▸ **DESCRIPTION OF THE TASK**: Give the data again exactly, from its opening line through the line in which "(ta) at (196,7)" appears.
* begin *
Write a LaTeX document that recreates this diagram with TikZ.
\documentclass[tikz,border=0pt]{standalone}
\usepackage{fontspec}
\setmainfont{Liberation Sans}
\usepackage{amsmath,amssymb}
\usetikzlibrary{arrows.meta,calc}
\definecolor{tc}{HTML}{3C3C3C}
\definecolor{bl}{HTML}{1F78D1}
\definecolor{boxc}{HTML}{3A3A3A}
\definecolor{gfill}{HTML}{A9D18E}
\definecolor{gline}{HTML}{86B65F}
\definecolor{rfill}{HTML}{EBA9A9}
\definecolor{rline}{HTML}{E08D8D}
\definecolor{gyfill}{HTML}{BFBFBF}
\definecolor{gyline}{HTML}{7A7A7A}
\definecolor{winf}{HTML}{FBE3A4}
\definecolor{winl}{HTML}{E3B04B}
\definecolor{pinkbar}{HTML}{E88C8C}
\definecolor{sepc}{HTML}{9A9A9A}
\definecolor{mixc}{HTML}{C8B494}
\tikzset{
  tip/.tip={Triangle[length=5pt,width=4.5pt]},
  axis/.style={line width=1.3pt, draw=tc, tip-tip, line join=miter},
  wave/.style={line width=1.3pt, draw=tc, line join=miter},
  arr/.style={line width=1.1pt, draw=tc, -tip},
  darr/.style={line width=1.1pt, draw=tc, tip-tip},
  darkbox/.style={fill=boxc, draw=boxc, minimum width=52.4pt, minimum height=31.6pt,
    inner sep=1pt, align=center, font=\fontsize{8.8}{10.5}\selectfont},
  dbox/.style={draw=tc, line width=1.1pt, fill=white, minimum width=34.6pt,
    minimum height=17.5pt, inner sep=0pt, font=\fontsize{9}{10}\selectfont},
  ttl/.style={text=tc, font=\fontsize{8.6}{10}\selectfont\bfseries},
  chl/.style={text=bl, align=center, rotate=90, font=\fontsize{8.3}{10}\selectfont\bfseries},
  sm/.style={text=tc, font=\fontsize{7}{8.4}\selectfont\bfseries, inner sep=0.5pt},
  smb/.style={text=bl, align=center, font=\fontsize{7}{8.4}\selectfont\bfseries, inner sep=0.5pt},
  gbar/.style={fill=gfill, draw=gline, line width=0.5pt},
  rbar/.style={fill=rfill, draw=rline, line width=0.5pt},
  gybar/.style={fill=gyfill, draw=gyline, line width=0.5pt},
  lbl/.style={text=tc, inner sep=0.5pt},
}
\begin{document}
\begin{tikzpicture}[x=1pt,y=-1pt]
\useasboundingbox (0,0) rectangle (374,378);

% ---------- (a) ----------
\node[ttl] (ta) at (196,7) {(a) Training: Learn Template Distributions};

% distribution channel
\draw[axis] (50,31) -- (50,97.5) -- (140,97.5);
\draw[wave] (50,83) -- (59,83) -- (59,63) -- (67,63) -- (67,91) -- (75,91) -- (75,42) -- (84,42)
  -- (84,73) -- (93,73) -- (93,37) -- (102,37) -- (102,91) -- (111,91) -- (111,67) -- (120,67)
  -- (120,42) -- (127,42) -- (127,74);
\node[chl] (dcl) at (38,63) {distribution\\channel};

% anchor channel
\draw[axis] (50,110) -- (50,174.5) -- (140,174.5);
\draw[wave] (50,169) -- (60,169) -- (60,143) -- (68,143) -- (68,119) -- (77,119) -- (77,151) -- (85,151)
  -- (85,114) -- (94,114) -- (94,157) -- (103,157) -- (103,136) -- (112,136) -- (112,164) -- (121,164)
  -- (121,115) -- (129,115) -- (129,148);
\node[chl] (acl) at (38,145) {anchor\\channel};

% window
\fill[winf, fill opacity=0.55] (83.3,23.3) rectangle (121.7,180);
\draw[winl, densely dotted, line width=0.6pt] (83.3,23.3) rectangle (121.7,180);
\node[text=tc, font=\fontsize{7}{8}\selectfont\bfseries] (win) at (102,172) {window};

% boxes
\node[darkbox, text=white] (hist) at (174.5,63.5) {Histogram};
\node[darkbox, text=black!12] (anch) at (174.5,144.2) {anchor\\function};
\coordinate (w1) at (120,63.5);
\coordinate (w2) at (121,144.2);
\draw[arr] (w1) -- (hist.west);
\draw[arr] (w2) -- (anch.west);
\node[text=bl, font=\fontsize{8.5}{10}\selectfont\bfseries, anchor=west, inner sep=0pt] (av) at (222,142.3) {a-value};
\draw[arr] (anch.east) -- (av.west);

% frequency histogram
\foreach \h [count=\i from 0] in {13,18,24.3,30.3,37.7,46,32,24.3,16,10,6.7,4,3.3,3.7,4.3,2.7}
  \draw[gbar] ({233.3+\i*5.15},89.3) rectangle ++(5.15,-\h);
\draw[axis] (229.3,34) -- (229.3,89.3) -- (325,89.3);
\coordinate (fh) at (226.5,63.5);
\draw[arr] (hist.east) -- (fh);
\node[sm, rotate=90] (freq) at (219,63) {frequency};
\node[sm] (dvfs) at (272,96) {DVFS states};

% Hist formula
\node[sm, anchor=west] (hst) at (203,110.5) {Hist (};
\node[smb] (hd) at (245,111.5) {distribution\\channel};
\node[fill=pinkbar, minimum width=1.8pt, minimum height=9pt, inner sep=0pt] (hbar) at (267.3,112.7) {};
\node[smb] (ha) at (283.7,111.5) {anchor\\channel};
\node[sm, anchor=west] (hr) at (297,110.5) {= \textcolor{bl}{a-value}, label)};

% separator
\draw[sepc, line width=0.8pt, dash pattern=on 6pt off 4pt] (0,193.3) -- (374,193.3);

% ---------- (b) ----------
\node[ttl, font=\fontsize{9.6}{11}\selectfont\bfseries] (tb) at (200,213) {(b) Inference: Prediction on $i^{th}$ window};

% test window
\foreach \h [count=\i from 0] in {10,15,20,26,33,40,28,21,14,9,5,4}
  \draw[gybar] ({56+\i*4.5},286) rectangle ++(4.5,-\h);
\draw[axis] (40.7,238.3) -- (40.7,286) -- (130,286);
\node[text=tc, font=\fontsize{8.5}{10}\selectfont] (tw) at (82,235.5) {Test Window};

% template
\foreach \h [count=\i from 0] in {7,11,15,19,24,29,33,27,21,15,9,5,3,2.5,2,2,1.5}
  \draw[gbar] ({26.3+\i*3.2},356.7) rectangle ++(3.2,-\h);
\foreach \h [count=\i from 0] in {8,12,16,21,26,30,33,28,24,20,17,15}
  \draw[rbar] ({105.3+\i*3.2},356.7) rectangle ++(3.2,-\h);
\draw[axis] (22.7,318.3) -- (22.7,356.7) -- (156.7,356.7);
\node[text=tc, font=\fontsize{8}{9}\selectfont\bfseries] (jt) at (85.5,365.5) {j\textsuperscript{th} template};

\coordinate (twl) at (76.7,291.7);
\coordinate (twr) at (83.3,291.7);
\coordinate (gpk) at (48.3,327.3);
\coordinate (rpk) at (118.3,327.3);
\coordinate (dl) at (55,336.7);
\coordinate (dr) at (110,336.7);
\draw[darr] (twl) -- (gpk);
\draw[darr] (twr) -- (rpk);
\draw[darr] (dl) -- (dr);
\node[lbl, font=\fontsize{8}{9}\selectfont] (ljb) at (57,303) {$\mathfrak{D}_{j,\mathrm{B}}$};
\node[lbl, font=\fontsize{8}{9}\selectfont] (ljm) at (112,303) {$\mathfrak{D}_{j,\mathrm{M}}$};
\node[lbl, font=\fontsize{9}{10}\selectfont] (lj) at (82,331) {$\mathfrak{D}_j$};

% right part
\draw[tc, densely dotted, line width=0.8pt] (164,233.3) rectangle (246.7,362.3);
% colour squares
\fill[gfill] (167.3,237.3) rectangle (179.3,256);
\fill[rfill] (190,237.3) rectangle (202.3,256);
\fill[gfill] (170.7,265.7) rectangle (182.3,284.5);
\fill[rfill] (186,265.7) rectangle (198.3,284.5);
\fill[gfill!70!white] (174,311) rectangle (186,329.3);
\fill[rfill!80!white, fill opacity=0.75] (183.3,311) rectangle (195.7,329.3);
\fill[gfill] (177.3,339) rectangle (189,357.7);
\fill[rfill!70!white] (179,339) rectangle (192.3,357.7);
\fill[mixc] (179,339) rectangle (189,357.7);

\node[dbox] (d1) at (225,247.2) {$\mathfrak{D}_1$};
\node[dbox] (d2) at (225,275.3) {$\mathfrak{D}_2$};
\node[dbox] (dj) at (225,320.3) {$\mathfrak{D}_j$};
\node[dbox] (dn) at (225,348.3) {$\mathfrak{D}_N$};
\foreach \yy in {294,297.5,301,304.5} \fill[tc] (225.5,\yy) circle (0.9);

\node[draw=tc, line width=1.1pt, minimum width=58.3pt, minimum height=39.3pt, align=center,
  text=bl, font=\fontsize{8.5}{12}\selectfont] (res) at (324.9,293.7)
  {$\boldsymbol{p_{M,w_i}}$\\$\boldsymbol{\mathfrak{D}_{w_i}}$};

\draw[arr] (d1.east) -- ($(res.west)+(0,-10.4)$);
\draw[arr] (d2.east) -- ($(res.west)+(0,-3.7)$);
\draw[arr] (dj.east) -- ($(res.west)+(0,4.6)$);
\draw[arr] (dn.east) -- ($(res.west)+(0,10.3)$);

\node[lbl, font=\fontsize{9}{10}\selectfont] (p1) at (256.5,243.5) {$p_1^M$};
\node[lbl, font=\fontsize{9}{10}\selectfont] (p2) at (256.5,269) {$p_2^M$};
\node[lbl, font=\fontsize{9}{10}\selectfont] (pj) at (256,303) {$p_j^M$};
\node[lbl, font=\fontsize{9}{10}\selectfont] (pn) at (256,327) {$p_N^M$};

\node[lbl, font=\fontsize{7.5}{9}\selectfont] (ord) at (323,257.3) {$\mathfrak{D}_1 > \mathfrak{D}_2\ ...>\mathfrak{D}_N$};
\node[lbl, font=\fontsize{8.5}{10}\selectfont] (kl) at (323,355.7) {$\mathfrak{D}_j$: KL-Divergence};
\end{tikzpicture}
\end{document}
* end *
▸ **SOLUTION TO THIS EXERCISE**:
Write a LaTeX document that recreates this diagram with TikZ.
\documentclass[tikz,border=0pt]{standalone}
\usepackage{fontspec}
\setmainfont{Liberation Sans}
\usepackage{amsmath,amssymb}
\usetikzlibrary{arrows.meta,calc}
\definecolor{tc}{HTML}{3C3C3C}
\definecolor{bl}{HTML}{1F78D1}
\definecolor{boxc}{HTML}{3A3A3A}
\definecolor{gfill}{HTML}{A9D18E}
\definecolor{gline}{HTML}{86B65F}
\definecolor{rfill}{HTML}{EBA9A9}
\definecolor{rline}{HTML}{E08D8D}
\definecolor{gyfill}{HTML}{BFBFBF}
\definecolor{gyline}{HTML}{7A7A7A}
\definecolor{winf}{HTML}{FBE3A4}
\definecolor{winl}{HTML}{E3B04B}
\definecolor{pinkbar}{HTML}{E88C8C}
\definecolor{sepc}{HTML}{9A9A9A}
\definecolor{mixc}{HTML}{C8B494}
\tikzset{
  tip/.tip={Triangle[length=5pt,width=4.5pt]},
  axis/.style={line width=1.3pt, draw=tc, tip-tip, line join=miter},
  wave/.style={line width=1.3pt, draw=tc, line join=miter},
  arr/.style={line width=1.1pt, draw=tc, -tip},
  darr/.style={line width=1.1pt, draw=tc, tip-tip},
  darkbox/.style={fill=boxc, draw=boxc, minimum width=52.4pt, minimum height=31.6pt,
    inner sep=1pt, align=center, font=\fontsize{8.8}{10.5}\selectfont},
  dbox/.style={draw=tc, line width=1.1pt, fill=white, minimum width=34.6pt,
    minimum height=17.5pt, inner sep=0pt, font=\fontsize{9}{10}\selectfont},
  ttl/.style={text=tc, font=\fontsize{8.6}{10}\selectfont\bfseries},
  chl/.style={text=bl, align=center, rotate=90, font=\fontsize{8.3}{10}\selectfont\bfseries},
  sm/.style={text=tc, font=\fontsize{7}{8.4}\selectfont\bfseries, inner sep=0.5pt},
  smb/.style={text=bl, align=center, font=\fontsize{7}{8.4}\selectfont\bfseries, inner sep=0.5pt},
  gbar/.style={fill=gfill, draw=gline, line width=0.5pt},
  rbar/.style={fill=rfill, draw=rline, line width=0.5pt},
  gybar/.style={fill=gyfill, draw=gyline, line width=0.5pt},
  lbl/.style={text=tc, inner sep=0.5pt},
}
\begin{document}
\begin{tikzpicture}[x=1pt,y=-1pt]
\useasboundingbox (0,0) rectangle (374,378);

% ---------- (a) ----------
\node[ttl] (ta) at (196,7) {(a) Training: Learn Template Distributions};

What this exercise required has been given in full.